== Material for the task ==

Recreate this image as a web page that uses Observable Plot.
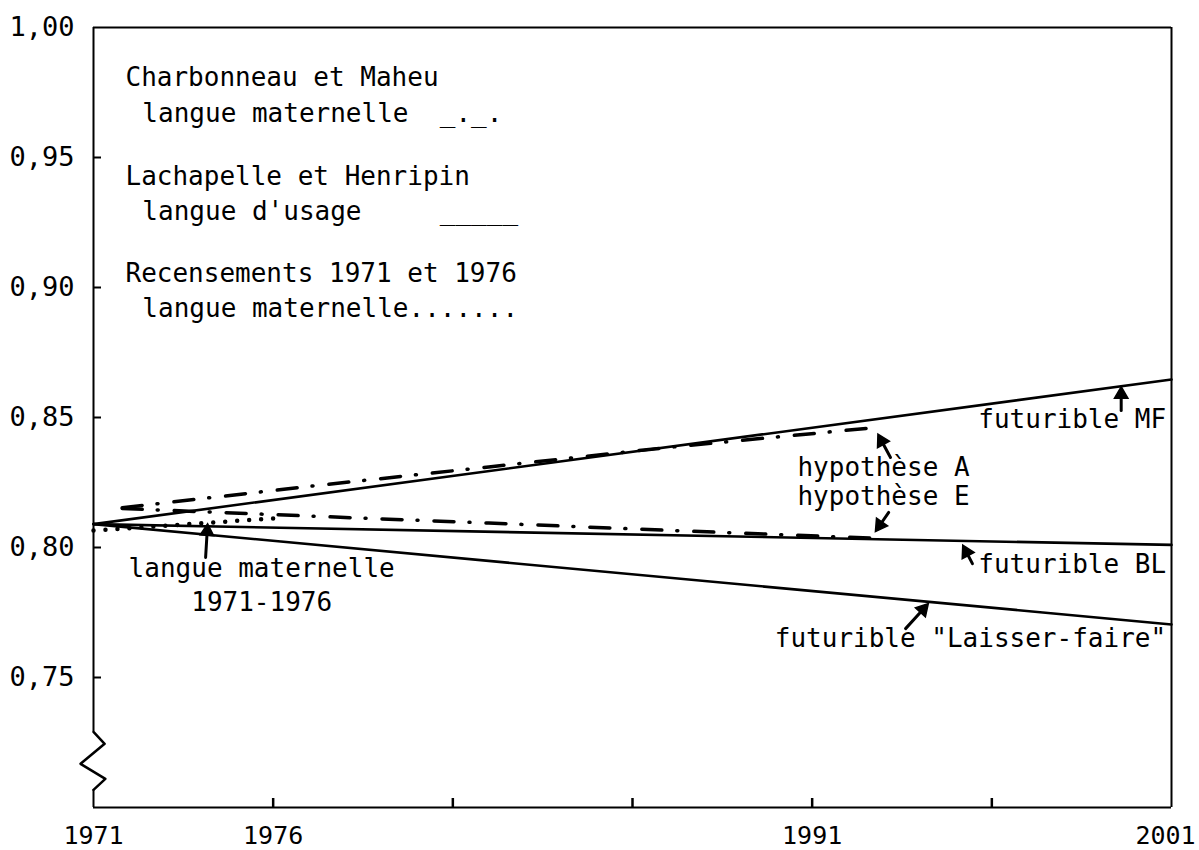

==

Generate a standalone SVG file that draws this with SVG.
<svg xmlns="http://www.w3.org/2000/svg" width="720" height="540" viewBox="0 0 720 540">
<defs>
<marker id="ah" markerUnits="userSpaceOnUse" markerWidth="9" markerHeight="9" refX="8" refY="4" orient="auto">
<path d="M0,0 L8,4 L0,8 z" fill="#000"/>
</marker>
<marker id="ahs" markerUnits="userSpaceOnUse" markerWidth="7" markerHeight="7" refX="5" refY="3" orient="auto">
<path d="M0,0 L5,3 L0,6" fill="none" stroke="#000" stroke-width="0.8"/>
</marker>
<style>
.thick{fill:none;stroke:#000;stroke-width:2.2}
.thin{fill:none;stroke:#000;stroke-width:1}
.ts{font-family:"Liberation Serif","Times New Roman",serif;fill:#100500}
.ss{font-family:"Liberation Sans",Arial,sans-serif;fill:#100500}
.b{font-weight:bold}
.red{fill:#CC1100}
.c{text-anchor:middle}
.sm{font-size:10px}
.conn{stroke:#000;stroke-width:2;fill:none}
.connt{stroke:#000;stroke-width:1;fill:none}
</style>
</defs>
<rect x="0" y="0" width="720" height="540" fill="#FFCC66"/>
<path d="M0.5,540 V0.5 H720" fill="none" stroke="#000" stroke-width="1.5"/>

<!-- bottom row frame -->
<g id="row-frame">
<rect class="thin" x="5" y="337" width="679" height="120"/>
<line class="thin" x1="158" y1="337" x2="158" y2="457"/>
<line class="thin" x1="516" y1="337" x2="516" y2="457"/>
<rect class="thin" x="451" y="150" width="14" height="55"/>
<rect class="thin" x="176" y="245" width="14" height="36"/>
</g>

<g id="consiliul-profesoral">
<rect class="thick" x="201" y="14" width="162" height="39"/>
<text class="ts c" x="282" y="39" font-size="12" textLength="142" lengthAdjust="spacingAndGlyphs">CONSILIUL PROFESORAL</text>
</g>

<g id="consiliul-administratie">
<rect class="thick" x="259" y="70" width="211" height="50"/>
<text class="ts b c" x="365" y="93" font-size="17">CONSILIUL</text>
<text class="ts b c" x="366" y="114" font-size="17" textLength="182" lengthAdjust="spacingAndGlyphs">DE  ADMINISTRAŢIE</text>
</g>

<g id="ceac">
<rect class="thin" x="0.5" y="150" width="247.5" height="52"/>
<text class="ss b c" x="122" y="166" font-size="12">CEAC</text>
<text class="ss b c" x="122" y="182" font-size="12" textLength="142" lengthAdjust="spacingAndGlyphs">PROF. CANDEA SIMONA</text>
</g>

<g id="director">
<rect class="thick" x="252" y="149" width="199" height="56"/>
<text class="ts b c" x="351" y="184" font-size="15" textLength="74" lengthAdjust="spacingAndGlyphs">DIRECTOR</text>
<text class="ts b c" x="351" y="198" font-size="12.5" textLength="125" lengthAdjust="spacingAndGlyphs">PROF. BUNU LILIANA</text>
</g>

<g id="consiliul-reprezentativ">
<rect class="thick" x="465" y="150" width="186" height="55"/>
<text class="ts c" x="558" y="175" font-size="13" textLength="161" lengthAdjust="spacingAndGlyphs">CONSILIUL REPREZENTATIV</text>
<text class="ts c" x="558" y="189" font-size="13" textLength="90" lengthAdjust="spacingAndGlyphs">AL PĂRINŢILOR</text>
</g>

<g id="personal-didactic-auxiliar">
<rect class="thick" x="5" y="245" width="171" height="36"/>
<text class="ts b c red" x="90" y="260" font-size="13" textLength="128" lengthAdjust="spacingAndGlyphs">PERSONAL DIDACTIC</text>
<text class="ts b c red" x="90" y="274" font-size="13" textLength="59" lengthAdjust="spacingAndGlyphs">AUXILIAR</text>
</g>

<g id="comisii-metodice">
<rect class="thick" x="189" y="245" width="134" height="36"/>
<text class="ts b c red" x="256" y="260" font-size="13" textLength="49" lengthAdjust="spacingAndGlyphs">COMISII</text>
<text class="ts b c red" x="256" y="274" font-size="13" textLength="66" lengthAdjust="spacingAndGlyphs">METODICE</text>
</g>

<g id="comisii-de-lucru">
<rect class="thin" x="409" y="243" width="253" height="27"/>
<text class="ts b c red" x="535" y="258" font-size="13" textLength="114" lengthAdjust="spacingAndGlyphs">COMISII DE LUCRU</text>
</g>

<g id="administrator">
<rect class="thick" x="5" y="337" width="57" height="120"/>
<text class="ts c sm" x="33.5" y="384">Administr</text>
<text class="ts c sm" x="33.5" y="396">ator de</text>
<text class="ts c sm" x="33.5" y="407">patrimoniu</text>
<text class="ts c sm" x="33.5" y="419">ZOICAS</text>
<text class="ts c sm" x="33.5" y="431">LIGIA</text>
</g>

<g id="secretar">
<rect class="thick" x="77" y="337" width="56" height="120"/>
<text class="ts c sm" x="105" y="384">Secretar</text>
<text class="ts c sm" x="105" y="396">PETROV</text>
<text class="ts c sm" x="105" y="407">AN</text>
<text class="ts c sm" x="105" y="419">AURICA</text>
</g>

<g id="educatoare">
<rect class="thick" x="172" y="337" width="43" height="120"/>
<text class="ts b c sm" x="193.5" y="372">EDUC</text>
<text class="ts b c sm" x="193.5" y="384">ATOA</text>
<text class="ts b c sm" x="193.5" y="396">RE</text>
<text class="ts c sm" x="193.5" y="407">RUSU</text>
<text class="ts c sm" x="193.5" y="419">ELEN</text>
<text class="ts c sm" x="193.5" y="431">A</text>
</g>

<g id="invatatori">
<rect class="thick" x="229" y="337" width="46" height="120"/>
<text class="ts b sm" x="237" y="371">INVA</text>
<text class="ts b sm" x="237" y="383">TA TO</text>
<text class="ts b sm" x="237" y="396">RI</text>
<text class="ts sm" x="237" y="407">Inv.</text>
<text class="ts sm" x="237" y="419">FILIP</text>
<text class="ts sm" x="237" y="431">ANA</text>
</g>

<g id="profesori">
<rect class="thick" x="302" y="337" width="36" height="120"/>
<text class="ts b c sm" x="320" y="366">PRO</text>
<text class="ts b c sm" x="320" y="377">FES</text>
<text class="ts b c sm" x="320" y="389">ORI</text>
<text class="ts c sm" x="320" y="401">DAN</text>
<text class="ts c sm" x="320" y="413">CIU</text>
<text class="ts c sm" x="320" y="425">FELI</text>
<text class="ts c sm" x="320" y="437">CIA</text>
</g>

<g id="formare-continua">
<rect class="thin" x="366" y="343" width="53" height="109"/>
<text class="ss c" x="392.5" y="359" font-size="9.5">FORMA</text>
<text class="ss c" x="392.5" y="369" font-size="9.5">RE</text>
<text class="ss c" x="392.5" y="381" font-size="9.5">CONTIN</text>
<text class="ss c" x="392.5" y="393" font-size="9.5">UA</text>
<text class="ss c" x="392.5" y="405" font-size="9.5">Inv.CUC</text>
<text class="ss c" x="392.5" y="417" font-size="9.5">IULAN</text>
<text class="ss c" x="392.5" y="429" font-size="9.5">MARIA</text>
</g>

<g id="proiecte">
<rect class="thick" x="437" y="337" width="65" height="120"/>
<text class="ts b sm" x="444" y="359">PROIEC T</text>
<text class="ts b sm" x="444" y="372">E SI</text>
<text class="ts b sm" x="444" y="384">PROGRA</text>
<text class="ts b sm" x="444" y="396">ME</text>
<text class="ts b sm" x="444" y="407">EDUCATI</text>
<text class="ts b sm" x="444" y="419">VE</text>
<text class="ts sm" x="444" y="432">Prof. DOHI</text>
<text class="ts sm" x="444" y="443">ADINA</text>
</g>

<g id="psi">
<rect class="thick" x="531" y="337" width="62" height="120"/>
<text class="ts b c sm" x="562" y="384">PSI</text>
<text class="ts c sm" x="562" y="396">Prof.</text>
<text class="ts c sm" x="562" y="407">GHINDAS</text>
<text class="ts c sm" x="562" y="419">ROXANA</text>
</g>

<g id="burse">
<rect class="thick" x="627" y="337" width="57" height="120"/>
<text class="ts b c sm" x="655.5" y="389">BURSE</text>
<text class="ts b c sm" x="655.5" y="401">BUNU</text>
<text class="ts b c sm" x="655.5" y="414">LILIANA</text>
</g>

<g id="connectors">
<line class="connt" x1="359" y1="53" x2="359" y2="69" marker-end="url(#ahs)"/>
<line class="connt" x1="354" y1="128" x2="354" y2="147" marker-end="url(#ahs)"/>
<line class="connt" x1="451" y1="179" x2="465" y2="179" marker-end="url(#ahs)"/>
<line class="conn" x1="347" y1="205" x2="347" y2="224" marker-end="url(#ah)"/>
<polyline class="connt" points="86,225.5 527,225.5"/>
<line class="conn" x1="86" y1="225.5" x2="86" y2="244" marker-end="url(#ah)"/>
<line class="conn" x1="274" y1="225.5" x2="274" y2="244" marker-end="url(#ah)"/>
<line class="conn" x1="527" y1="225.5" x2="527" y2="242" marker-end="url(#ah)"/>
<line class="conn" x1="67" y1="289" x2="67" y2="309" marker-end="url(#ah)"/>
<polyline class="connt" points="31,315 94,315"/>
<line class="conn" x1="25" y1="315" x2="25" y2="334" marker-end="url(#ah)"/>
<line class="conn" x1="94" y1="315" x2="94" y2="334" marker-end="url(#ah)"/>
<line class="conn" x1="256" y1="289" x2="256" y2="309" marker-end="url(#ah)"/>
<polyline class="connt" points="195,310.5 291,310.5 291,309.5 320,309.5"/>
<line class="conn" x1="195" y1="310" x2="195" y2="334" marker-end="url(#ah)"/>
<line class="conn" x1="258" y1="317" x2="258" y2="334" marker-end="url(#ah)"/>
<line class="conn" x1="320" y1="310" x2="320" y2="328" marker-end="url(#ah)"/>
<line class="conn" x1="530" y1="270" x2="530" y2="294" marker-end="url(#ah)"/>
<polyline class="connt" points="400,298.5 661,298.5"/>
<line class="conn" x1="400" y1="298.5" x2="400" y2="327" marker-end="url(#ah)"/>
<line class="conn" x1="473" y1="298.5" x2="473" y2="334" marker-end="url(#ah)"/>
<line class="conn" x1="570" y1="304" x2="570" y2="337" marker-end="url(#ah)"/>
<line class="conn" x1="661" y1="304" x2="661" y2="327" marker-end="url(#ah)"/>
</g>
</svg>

* * *

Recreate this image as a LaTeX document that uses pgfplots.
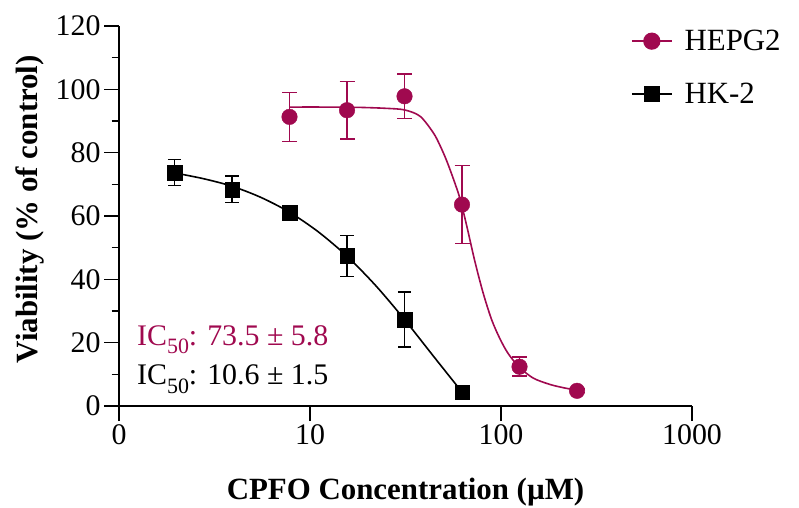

== What you need to do ==
Using the records above, say how many lines include the string "this". Only the number is wanted.

== Task result ==
3